The use of low-cost numerical environmental models that assimilate environmental data (sensor data with heterogeneous uncertainty and remote sensing data) to provide affordable information with high-spatial resolution.
More requests of data about air quality, climate and other environmental parameters for other business areas such as financial services, pharma, urban planning etc. In detail, requests from sectors as pharma to know about pollens, cities to know about the impact of climate change mitigation actions, etc.

Startups have also stated other segments of the economy where they have discovered the new signs of opportunities for growth, e.g., fraud prevention – using the Big Data Value Chain Space is possible to prevent the Investment Fraud/Scam and help the investors.

In healthcare, the rise of comprehensive electronic health records (EHRs) offers promising opportunities for application of existing risk scores and for development and validation of new models. The EHR data include large numbers of individuals, usually greatly exceeding sample sizes available in individual trials or registries.

Some startups saw the opportunity to power the current space of data analytics from customer data, especially in the field of cross-data analysis compliant with GDPR and blending of transaction data with behavioral data, including data extraction from sensors.

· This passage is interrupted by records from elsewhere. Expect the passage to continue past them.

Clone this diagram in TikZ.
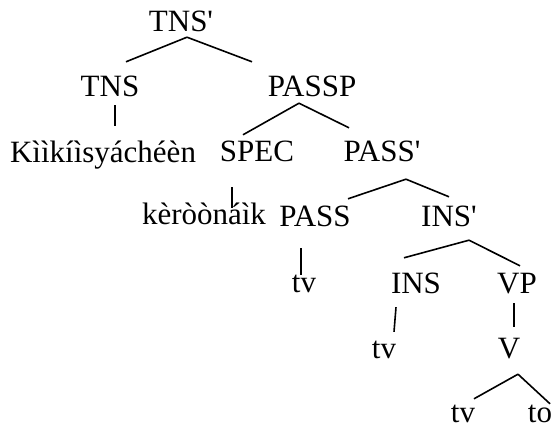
\documentclass[tikz,border=0pt]{standalone}
\usepackage{fontspec}
\setmainfont{Liberation Serif}
\usepackage{tikz}
\usetikzlibrary{
    calc
}
\tikzset{
    label/.style={
        anchor=base,
        inner sep=0pt,
        text height=21pt,
        text depth=0pt
    }
}
\tikzset{
    branch/.style={
        draw=black,
        line width=1.6pt
    }
}

\begin{document}
\begin{tikzpicture}[
    x=1pt,
    y=-1pt,
    font=\fontsize{31}{37}\selectfont
]

\useasboundingbox (0,0) rectangle (553,427);

% ------------------------------------------------------------
% Upper levels
% ------------------------------------------------------------

\node[label] (tnsbar) at (181,32) {TNS\textquotesingle};

\node[label] (tns) at (110,97) {TNS};

\node[label] (passp) at (312,97) {PASSP};

\node[label] (verb) at (103,163) {Kììkíìsyáchéèn};

\node[label] (spec) at (257,162) {SPEC};

\node[label] (passbar) at (382,162) {PASS\textquotesingle};

\node[label] (subject) at (204,225) {kèròònáìk};

% ------------------------------------------------------------
% Lower levels
% ------------------------------------------------------------

\node[label] (pass) at (315,227) {PASS};

\node[label] (insbar) at (449,227) {INS\textquotesingle};

\node[label] (passtrace) at (304,292) {tv};

\node[label] (ins) at (416,293) {INS};

\node[label] (vp) at (517,293) {VP};

\node[label] (instrace) at (384,358) {tv};

\node[label] (v) at (509,358) {V};

\node[label] (vtrace) at (463,422) {tv};

\node[label] (obj) at (540,422) {to};

% ------------------------------------------------------------
% Branches
% ------------------------------------------------------------

\draw[branch]
    ($(tnsbar.south)+(6,5)$) -- ($(tns.north)+(16,-14)$);
\draw[branch]
    ($(tnsbar.south)+(6,5)$) -- ($(passp.north)+(-60,-14)$);

\draw[branch]
    ($(tns.south)+(5,8)$) -- ($(verb.north)+(12,-16)$);

\draw[branch]
    ($(passp.south)+(-13,6)$) -- ($(spec.north)+(-14,-6)$);
\draw[branch]
    ($(passp.south)+(-13,6)$) -- ($(passbar.north)+(-33,-13)$);

\draw[branch]
    ($(spec.south)+(-25,25)$) -- ($(subject.north)+(28,4)$);

\draw[branch]
    ($(passbar.south)+(24,17)$) -- ($(pass.north)+(33,-7)$);
\draw[branch]
    ($(passbar.south)+(24,17)$) -- ($(insbar.north)+(0,-9)$);

\draw[branch]
    ($(pass.south)+(-14,21)$) -- ($(passtrace.north)+(-3,4)$);

\draw[branch]
    ($(insbar.south)+(20,13)$) -- ($(ins.north)+(-12,-14)$);
\draw[branch]
    ($(insbar.south)+(20,13)$) -- ($(vp.north)+(3,-6)$);

\draw[branch]
    ($(ins.south)+(-20,14)$) -- ($(instrace.north)+(10,-5)$);

\draw[branch]
    ($(vp.south)+(-3,10)$) -- ($(v.north)+(5,-10)$);

\draw[branch]
    ($(v.south)+(9,16)$) -- ($(vtrace.north)+(11,-2)$);
\draw[branch]
    ($(v.south)+(9,16)$) -- ($(obj.north)+(10,3)$);

\end{tikzpicture}
\end{document}
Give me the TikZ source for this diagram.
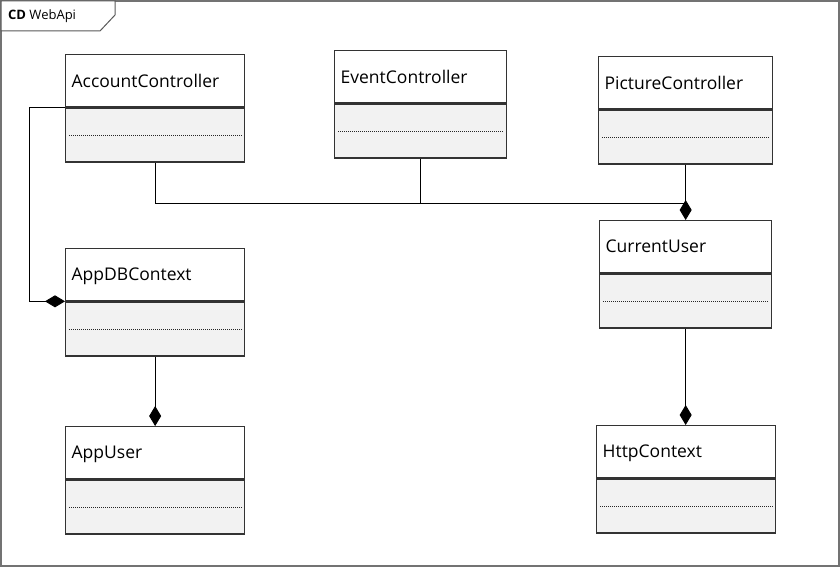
\documentclass[tikz,border=0pt]{standalone}
\usepackage{fontspec}
\setmainfont{Open Sans}
\usetikzlibrary{positioning, arrows.meta}

\tikzset{
  classname/.style={draw=black!80, line width=1.3pt, fill=white, anchor=north west,
    minimum height=52pt, inner xsep=6pt, text depth=0pt, font=\fontsize{17.5}{20}\selectfont,
    align=left},
  classbody/.style={draw=black!80, line width=1.3pt, fill=black!5, anchor=north,
    minimum height=54pt},
  members/.style={black!85, line width=0.8pt, dash pattern=on 1.2pt off 0.8pt},
  assoc/.style={draw=black, line width=0.9pt},
  compose/.style={assoc, -{Diamond[length=20pt, width=12pt]}}
}

\begin{document}
\begin{tikzpicture}[x=1pt, y=-1pt]
    \useasboundingbox (0,0) rectangle (840,567);

    % Frame and its tab
    \draw[black!55, line width=1.5pt] (1,1) rectangle (839,566);
    \draw[black!65, line width=1pt, fill=white] (1,1) -- (115,1) -- (115,15) -- (100,31) -- (1,31) -- cycle;
    \node[anchor=west, font=\fontsize{13}{15}\selectfont, inner sep=0pt] (frame) at (8,16) {\textbf{CD} WebApi};

    % Classes: name/text/x/y/width
    \foreach \n/\t/\x/\y/\w in {acc/AccountController/65/54/179, evt/EventController/334/50/172,
                               pic/PictureController/598/56/174, db/AppDBContext/65/248/179,
                               cur/CurrentUser/599/220/172, usr/AppUser/65/426/179,
                               http/HttpContext/596/425/179} {
      % Name compartment and member compartment
      \node[classname, text width=\w pt - 12pt, minimum width=\w pt] (\n) at (\x,\y) {\t};
      \node[classbody, minimum width=\w pt] (\n-b) at (\n.south) {};
      \draw[members] ([xshift=4pt]\n-b.west) -- ([xshift=-4pt]\n-b.east);
    }

    % Connectors
    \coordinate (hub) at (685,203);
    \draw[assoc] (acc-b.south) |- (hub);
    \draw[assoc] (evt-b.south) -- (evt-b.south |- hub);
    \draw[compose] (pic-b.south -| cur.north) -- (cur.north);
    \draw[compose] (acc.south west) -- ++(-36,0) |- (db.south west);
    \draw[compose] (db-b.south) -- (usr.north);
    \draw[compose] (cur-b.south) -- (cur-b.south |- http.north);

  \end{tikzpicture}
\end{document}
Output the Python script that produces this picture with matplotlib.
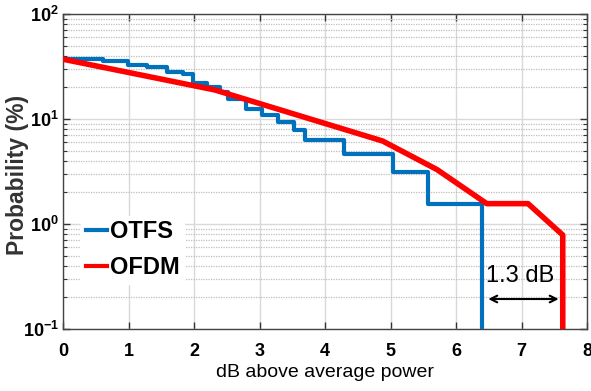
import numpy as np
import matplotlib
matplotlib.use("Agg")
import matplotlib.pyplot as plt
from matplotlib.ticker import LogLocator, FixedLocator, NullFormatter

plt.rcParams['font.family'] = ['Liberation Sans', 'DejaVu Sans']
plt.rcParams['mathtext.fontset'] = 'custom'
plt.rcParams['mathtext.rm'] = 'Liberation Sans'
plt.rcParams['mathtext.bf'] = 'Liberation Sans:bold'

# OTFS CCDF (staircase), values in %
otfs_x = [0.0, 0.61, 0.61, 0.99, 0.99, 1.28, 1.28, 1.59, 1.59, 1.83, 1.83, 1.99, 1.99,
          2.20, 2.20, 2.40, 2.40, 2.52, 2.52, 2.79, 2.79, 3.04, 3.04, 3.28, 3.28,
          3.53, 3.53, 3.70, 3.70, 4.29, 4.29, 5.04, 5.04, 5.57, 5.57, 6.40, 6.40]
otfs_y = [37.5, 37.5, 35.9, 35.9, 32.8, 32.8, 31.25, 31.25, 28.1, 28.1, 26.6, 26.6, 21.9,
          21.9, 20.3, 20.3, 18.1, 18.1, 15.6, 15.6, 12.5, 12.5, 10.9, 10.9, 9.375,
          9.375, 7.81, 7.81, 6.25, 6.25, 4.69, 4.69, 3.125, 3.125, 1.5625, 1.5625, 0.001]

# OFDM CCDF, values in %
ofdm_x = [0.0, 2.32, 4.88, 5.71, 6.47, 7.10, 7.63, 7.63]
ofdm_y = [37.1, 18.9, 6.17, 3.30, 1.5625, 1.5625, 0.785, 0.001]

xticks = [0, 1, 2, 3, 4, 5, 6, 7, 8]
yticks = [0.1, 1, 10, 100]
ytick_labels = [r'$\mathbf{10^{-1}}$', r'$\mathbf{10^{0}}$', r'$\mathbf{10^{1}}$', r'$\mathbf{10^{2}}$']

fig = plt.figure(figsize=(5.91, 3.91), dpi=100)
ax = fig.add_axes([63/591, 62/391, 524/591, 315/391])

ax.plot(otfs_x, otfs_y, color='#0072BD', lw=3, label='OTFS', zorder=3)
ax.plot(ofdm_x, ofdm_y, color='#FF0000', lw=4, label='OFDM', zorder=4)

ax.set_yscale('log')
ax.set_xlim(0, 8)
ax.set_ylim(0.1, 100)
ax.set_xticks(xticks)
ax.set_xticklabels([str(t) for t in xticks], fontweight='bold', fontsize=13)
ax.yaxis.set_major_locator(FixedLocator(yticks))
ax.set_yticklabels(ytick_labels, fontsize=13)
ax.yaxis.set_minor_locator(LogLocator(base=10, subs=np.arange(2, 10)))
ax.yaxis.set_minor_formatter(NullFormatter())

ax.grid(True, which='major', axis='both', color='#d9d9d9', lw=1, ls='-', zorder=0)
ax.grid(True, which='minor', axis='y', color='#bfbfbf', lw=0.9, ls=(0, (1, 1)), zorder=0)

ax.tick_params(which='both', direction='in', top=True, right=True, colors='#333333',
               labelcolor='black')
ax.tick_params(which='major', length=5, width=1)
ax.tick_params(which='minor', length=3, width=0.8)
ax.tick_params(axis='x', pad=10)
ax.tick_params(axis='y', pad=3)
for s in ax.spines.values():
    s.set_color('#444444')
    s.set_linewidth(1)

ax.set_xlabel('dB above average power', fontsize=14, labelpad=3)
ax.set_ylabel('Probability (%)', fontsize=16.5, fontweight='bold', color='#333333')
ax.yaxis.set_label_coords(-0.064, 0.49)

# 1.3 dB annotation
ax.annotate('', xy=(6.45, 0.193), xytext=(7.61, 0.193),
            arrowprops=dict(arrowstyle='<->', color='black', lw=1.5, mutation_scale=12))
ax.text(6.98, 0.32, '1.3 dB', fontsize=17, ha='center', va='center')

leg = ax.legend(loc='upper left', bbox_to_anchor=(0.035, 0.36),
                prop={'weight': 'bold', 'size': 17}, frameon=True, handlelength=0.9,
                handletextpad=0.1, labelspacing=0.55, borderpad=0.2, borderaxespad=0)
leg.get_frame().set_edgecolor('white')
leg.get_frame().set_facecolor('white')
leg.get_frame().set_alpha(1)
for line in leg.get_lines():
    line.set_linewidth(3)

fig.savefig('out.png', dpi=100)
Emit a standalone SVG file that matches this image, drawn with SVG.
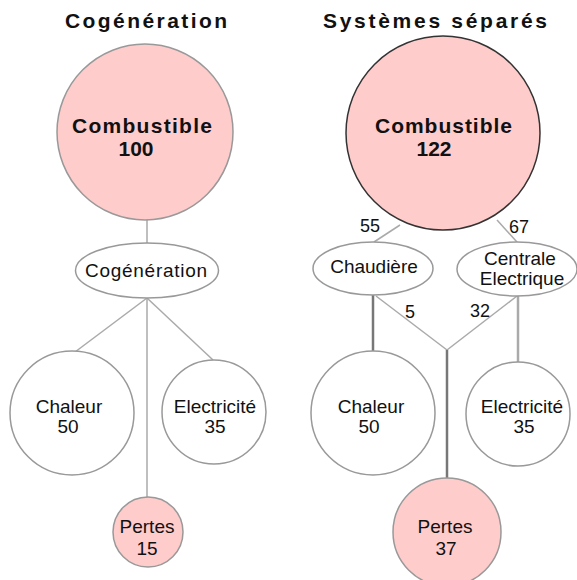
<svg xmlns="http://www.w3.org/2000/svg" width="577" height="580" viewBox="0 0 577 580">
<style>
.t{font-family:"Liberation Sans",Arial,sans-serif;font-size:21px;font-weight:bold;fill:#111}
.n{font-family:"Liberation Sans",Arial,sans-serif;font-size:19px;fill:#111}
.c{text-anchor:middle}
.pk{fill:#ffcccc;stroke:#999;stroke-width:1.5}
.wh{fill:#fff;stroke:#999;stroke-width:1.5}
.ln{stroke:#aaa;stroke-width:1.5;fill:none}
.dk{stroke:#777;stroke-width:2.5;fill:none}
</style>
<rect width="577" height="580" fill="#fff"/>
<text class="t" x="65" y="28" textLength="162" lengthAdjust="spacing">Cogénération</text>
<text class="t" x="323" y="28" textLength="224" lengthAdjust="spacing">Systèmes séparés</text>
<g id="connectors">
<line class="ln" x1="147" y1="220" x2="147" y2="243"/>
<line class="ln" x1="147" y1="298" x2="75" y2="352"/>
<line class="ln" x1="147" y1="298" x2="213" y2="360"/>
<line class="ln" x1="147" y1="298" x2="147" y2="497"/>
<line class="ln" x1="400" y1="225" x2="374" y2="242"/>
<line class="ln" x1="497" y1="220" x2="517" y2="242"/>
<line class="dk" x1="373" y1="295" x2="373" y2="352"/>
<line class="ln" x1="376" y1="296" x2="447" y2="350"/>
<line class="ln" x1="517" y1="296" x2="447" y2="350"/>
<line class="dk" x1="447" y1="350" x2="447" y2="479"/>
<line class="ln" x1="518" y1="296" x2="518" y2="362" style="stroke-width:2.5"/>
<text class="n" x="370" y="232" style="font-size:18px" text-anchor="middle">55</text>
<text class="n" x="519" y="233" style="font-size:18px" text-anchor="middle">67</text>
<text class="n" x="410" y="318" style="font-size:18px" text-anchor="middle">5</text>
<text class="n" x="480" y="317" style="font-size:18px" text-anchor="middle">32</text>
</g>
<g id="combustible-cogen">
<circle class="pk" cx="145" cy="132" r="88"/>
<text class="t" x="72" y="133" textLength="140" lengthAdjust="spacing">Combustible</text>
<text class="t c" x="136" y="156">100</text>
</g>
<g id="cogeneration">
<ellipse class="wh" cx="147" cy="270.5" rx="71.5" ry="27.5"/>
<text class="n" x="85" y="277" textLength="122" lengthAdjust="spacing">Cogénération</text>
</g>
<g id="chaleur-cogen">
<circle class="wh" cx="72" cy="413" r="62"/>
<text class="n c" x="69" y="413">Chaleur</text>
<text class="n c" x="68" y="433">50</text>
</g>
<g id="electricite-cogen">
<circle class="wh" cx="214" cy="412" r="52"/>
<text class="n c" x="215" y="413">Electricité</text>
<text class="n c" x="215" y="433">35</text>
</g>
<g id="pertes-cogen">
<circle class="pk" cx="148" cy="532" r="35"/>
<text class="n c" x="147" y="533">Pertes</text>
<text class="n c" x="147" y="555">15</text>
</g>
<g id="combustible-sep">
<circle class="pk" cx="443" cy="133" r="97" style="stroke:#333"/>
<text class="t" x="375" y="133" textLength="137" lengthAdjust="spacing">Combustible</text>
<text class="t c" x="434" y="156">122</text>
</g>
<g id="chaudiere">
<ellipse class="wh" cx="373" cy="268.5" rx="60" ry="26.5"/>
<text class="n c" x="374" y="273">Chaudière</text>
</g>
<g id="centrale">
<ellipse class="wh" cx="517" cy="269" rx="60" ry="27"/>
<text class="n c" x="520" y="265">Centrale</text>
<text class="n c" x="522" y="285">Electrique</text>
</g>
<g id="chaleur-sep">
<circle class="wh" cx="373" cy="413" r="62"/>
<text class="n c" x="371" y="413">Chaleur</text>
<text class="n c" x="369" y="433">50</text>
</g>
<g id="electricite-sep">
<circle class="wh" cx="518" cy="414" r="52"/>
<text class="n c" x="522" y="413">Electricité</text>
<text class="n c" x="524" y="433">35</text>
</g>
<g id="pertes-sep">
<circle class="pk" cx="447" cy="532" r="54"/>
<text class="n c" x="445" y="533">Pertes</text>
<text class="n c" x="446" y="555">37</text>
</g>
</svg>
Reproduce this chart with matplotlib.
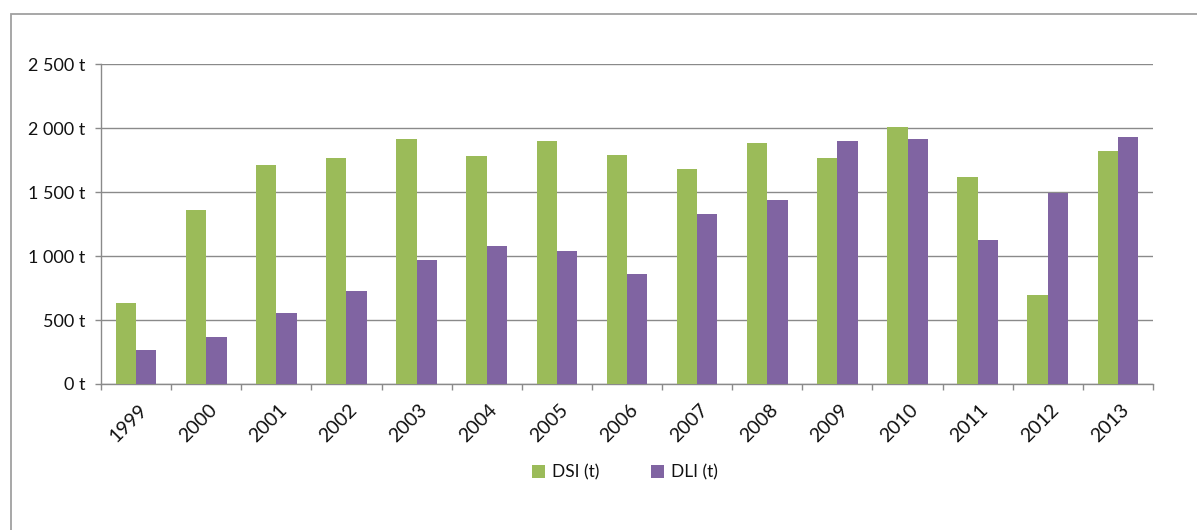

In general, startups see the clear need for standardisation of data. There is the old challenge for FAIR (Findability, Accessibility, Interoperability, and Reuse of digital assets) data principles not only regarding scientific data but any kind of data silo or data lake. Moreover, there is a strong opportunity for data harmonisation services to facilitate the development of system-to-system communication interfaces.

Lastly, it is stated that technology providers could collaborate to integrate and offer more holistic solutions. In addition, niche markets can benefit from data sharing and Machine Learning federative approaches. However, in these scenarios, data value is transferred to the technical partner.